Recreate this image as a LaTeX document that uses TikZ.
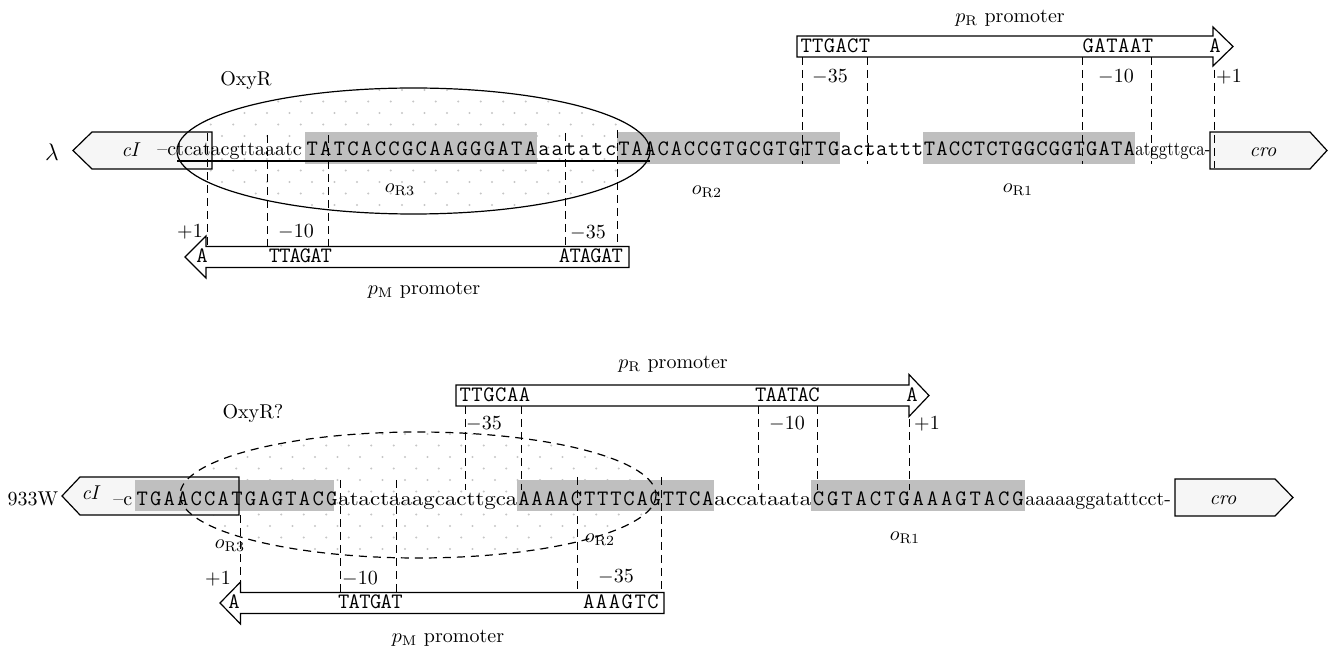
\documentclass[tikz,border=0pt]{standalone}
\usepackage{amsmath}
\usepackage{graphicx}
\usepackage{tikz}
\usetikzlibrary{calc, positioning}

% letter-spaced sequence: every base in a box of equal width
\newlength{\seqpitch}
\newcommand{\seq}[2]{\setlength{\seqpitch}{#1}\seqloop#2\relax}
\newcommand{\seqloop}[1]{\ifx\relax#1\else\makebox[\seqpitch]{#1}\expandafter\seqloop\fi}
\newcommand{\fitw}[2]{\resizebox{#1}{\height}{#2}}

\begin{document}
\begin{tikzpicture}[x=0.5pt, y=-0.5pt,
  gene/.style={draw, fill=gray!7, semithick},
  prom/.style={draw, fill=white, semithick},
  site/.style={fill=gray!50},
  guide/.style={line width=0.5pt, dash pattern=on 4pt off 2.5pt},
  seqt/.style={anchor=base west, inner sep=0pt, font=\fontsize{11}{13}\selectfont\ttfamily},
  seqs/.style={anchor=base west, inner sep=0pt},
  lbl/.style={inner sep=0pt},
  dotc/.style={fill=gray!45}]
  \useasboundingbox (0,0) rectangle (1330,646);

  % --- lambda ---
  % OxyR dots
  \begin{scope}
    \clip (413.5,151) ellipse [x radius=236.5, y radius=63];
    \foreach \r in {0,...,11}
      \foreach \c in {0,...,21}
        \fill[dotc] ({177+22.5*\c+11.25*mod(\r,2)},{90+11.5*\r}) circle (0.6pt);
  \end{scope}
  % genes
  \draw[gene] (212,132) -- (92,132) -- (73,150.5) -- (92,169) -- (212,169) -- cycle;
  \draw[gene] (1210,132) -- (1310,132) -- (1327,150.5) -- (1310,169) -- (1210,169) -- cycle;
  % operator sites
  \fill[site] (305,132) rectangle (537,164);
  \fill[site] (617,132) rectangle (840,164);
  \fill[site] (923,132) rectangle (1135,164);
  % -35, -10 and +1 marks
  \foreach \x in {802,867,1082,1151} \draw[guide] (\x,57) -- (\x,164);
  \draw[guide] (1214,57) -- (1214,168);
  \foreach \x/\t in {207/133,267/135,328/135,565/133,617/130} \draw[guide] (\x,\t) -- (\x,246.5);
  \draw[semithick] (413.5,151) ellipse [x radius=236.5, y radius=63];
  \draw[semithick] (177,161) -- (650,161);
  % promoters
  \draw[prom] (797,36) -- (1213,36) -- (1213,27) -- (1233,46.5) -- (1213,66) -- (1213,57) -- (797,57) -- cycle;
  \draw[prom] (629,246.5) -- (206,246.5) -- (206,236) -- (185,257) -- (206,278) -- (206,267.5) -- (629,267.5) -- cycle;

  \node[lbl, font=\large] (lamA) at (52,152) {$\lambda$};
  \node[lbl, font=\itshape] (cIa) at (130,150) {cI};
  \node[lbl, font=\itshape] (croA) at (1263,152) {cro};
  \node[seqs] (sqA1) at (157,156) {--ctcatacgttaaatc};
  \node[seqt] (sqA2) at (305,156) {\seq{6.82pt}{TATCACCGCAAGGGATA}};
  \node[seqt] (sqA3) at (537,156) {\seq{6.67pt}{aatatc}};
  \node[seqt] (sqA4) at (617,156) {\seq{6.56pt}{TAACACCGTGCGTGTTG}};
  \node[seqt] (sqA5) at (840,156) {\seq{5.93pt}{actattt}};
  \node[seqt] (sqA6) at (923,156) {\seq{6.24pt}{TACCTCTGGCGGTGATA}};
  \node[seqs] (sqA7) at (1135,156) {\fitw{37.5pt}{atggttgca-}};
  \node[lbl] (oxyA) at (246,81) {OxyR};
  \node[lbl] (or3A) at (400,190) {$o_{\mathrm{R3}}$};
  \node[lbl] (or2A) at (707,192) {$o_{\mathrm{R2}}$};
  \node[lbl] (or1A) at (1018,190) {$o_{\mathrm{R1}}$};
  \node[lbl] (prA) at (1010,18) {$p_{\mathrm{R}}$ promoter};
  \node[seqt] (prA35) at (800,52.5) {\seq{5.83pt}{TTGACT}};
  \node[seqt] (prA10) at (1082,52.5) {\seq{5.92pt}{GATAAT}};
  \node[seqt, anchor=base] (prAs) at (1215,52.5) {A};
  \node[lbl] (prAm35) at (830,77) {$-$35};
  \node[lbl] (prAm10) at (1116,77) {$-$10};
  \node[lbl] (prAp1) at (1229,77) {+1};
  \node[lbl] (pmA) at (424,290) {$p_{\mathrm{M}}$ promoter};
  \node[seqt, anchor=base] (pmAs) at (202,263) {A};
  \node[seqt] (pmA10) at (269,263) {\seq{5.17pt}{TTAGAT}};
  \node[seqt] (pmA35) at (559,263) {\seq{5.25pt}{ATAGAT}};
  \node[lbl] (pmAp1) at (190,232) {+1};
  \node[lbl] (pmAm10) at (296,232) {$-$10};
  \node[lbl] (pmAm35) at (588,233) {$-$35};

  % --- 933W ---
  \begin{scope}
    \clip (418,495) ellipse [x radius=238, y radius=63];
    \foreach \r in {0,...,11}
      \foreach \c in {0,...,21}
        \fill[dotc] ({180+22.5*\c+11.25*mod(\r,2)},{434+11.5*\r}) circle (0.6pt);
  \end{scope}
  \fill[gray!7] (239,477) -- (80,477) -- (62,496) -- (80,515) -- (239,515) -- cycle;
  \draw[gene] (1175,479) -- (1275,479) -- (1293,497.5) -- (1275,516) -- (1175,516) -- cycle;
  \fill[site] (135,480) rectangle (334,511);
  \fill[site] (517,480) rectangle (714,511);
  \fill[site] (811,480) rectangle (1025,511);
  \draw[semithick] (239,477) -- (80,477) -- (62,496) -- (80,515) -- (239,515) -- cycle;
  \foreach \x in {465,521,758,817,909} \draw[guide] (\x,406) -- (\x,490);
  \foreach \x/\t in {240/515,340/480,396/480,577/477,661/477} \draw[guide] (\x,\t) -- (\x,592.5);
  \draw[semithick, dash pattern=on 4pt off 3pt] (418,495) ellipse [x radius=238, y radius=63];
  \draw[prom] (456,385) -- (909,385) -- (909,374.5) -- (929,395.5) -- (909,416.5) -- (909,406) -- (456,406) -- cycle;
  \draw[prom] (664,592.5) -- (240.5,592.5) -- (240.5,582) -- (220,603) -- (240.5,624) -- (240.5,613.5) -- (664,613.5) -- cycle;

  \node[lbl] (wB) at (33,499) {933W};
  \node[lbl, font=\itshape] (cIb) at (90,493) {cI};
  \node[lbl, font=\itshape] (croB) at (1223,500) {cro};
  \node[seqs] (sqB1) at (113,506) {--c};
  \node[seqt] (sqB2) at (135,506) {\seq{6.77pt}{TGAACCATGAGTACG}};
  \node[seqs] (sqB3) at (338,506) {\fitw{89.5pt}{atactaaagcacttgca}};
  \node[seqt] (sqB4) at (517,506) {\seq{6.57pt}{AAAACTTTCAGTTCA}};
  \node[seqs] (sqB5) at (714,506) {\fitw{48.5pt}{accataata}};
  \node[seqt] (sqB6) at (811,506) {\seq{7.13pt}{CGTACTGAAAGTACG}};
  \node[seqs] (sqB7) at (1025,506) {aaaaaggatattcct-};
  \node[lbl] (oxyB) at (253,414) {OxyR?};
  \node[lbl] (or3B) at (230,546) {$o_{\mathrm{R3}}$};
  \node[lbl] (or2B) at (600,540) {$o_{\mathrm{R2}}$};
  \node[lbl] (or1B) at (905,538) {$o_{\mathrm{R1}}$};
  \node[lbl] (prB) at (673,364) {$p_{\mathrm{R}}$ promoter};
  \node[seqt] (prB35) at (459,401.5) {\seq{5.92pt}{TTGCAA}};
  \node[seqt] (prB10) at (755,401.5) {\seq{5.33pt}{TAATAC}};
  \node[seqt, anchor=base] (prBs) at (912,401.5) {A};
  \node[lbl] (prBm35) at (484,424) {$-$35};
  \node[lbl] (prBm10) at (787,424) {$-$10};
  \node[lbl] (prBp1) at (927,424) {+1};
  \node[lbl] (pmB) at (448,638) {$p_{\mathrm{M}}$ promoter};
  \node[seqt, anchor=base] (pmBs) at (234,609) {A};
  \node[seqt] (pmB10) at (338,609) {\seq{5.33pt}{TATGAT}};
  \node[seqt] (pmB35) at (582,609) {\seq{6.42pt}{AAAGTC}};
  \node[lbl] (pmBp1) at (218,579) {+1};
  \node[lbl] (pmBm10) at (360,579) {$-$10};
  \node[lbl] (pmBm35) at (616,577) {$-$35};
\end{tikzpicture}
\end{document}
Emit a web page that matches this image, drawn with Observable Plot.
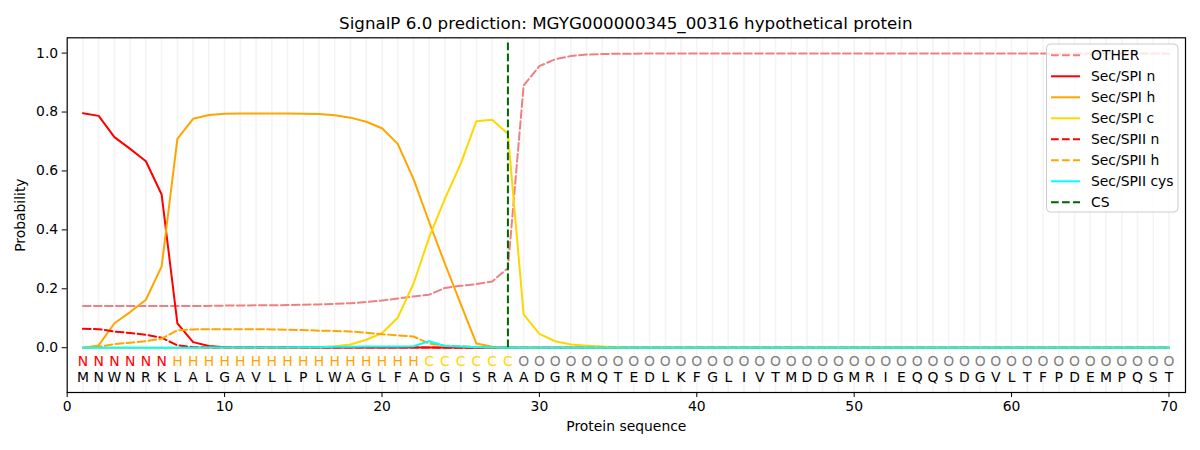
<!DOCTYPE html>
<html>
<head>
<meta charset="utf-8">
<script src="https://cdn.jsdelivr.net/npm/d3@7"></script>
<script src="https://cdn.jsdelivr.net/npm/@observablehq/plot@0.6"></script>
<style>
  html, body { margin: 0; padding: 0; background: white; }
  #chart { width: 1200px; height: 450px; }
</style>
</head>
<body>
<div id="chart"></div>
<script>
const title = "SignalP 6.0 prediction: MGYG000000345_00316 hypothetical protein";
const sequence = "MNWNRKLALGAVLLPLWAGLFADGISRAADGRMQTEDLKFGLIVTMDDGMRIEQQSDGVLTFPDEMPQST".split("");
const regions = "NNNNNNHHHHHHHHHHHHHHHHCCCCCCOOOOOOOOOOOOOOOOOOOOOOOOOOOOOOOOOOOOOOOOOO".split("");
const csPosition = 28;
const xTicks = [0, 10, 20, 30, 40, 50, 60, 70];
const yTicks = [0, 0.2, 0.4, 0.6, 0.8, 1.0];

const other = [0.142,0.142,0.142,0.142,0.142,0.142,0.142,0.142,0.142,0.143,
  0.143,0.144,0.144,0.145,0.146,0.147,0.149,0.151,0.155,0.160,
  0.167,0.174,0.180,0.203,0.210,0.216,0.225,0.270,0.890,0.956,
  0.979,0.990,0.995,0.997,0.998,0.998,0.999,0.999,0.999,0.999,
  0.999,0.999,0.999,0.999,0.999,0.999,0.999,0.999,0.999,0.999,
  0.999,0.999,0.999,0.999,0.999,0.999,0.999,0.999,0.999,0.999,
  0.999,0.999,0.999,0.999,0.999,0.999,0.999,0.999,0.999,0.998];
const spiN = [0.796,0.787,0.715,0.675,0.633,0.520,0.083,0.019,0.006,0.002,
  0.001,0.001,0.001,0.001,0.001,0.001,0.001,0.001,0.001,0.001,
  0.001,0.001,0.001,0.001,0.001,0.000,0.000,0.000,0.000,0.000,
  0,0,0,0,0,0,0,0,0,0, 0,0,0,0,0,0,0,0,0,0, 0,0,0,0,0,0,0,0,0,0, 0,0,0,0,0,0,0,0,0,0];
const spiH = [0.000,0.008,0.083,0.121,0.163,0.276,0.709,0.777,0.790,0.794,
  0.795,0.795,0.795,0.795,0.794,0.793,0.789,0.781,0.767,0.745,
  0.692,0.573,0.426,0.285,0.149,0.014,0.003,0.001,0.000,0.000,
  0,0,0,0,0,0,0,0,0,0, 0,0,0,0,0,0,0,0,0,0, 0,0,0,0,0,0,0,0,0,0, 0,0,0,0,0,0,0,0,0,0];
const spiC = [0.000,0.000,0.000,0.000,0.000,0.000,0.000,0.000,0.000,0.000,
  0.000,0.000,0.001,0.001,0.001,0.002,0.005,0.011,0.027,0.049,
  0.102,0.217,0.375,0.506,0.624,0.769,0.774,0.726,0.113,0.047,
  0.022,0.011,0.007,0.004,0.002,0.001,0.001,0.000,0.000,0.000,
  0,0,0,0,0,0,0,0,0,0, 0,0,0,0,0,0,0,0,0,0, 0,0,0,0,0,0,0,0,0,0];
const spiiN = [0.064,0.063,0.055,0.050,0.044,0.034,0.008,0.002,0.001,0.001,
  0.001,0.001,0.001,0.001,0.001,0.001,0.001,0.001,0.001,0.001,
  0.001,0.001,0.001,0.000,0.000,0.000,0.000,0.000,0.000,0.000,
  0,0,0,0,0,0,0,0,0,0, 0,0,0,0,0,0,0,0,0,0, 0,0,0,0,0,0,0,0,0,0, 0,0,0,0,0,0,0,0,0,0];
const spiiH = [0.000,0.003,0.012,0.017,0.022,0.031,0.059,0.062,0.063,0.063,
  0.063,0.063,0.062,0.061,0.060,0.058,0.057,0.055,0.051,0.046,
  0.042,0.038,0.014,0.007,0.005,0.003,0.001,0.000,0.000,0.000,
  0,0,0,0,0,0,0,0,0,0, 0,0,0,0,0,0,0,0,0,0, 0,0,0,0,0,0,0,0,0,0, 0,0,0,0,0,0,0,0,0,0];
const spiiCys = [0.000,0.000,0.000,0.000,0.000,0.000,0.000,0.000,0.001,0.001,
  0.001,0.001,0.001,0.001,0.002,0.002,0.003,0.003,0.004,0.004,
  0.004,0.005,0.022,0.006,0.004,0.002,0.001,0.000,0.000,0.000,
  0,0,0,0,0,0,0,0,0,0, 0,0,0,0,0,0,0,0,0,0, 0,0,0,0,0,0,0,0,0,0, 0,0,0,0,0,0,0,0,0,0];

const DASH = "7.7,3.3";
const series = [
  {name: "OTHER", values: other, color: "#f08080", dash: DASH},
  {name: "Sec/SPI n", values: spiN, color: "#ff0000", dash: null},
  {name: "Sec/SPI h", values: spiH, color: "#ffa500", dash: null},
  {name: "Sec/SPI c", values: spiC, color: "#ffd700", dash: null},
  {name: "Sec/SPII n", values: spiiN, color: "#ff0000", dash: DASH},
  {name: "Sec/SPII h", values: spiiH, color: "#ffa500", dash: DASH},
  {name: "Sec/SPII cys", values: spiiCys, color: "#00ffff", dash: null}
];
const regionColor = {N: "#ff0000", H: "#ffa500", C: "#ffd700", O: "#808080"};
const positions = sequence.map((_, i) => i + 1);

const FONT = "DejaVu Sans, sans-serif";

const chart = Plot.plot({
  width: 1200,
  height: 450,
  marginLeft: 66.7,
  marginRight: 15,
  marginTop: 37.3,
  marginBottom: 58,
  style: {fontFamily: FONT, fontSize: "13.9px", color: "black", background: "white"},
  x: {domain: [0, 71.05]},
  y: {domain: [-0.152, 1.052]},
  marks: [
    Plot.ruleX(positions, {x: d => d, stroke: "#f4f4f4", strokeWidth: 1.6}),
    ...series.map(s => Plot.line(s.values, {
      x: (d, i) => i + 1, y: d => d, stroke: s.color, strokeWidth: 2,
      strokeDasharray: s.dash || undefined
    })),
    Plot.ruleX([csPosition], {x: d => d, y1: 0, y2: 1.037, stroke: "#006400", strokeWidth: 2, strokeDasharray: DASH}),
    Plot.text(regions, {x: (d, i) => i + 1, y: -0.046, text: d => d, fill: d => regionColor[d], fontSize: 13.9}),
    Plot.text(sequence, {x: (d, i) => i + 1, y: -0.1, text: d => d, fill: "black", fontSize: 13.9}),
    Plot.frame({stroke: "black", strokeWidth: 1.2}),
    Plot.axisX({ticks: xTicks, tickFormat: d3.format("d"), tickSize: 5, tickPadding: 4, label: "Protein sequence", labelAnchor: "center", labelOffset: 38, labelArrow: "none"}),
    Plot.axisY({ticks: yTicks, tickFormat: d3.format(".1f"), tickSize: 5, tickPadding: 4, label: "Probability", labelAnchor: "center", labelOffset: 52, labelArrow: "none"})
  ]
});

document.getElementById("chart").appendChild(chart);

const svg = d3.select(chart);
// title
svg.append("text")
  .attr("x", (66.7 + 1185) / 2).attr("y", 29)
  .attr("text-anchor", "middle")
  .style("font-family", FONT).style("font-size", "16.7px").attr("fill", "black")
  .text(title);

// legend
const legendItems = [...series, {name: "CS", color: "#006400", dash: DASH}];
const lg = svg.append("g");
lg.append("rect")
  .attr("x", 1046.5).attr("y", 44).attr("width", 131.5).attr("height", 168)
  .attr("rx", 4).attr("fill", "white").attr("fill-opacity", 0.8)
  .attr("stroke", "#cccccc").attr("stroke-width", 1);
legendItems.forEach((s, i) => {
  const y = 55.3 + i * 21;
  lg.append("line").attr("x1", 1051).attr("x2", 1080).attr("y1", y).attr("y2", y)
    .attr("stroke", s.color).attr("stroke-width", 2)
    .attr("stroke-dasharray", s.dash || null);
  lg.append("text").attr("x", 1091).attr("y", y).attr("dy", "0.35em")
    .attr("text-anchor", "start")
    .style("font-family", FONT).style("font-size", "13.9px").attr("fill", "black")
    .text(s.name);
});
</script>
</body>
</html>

* WHAT IS ASKED *
Which lines hold the word "that"? Copy each of them from the records.

* COMPLETED EXERCISE *
Recreate this image as a LaTeX document that uses TikZ.
Emit a web page that matches this image, drawn with Observable Plot.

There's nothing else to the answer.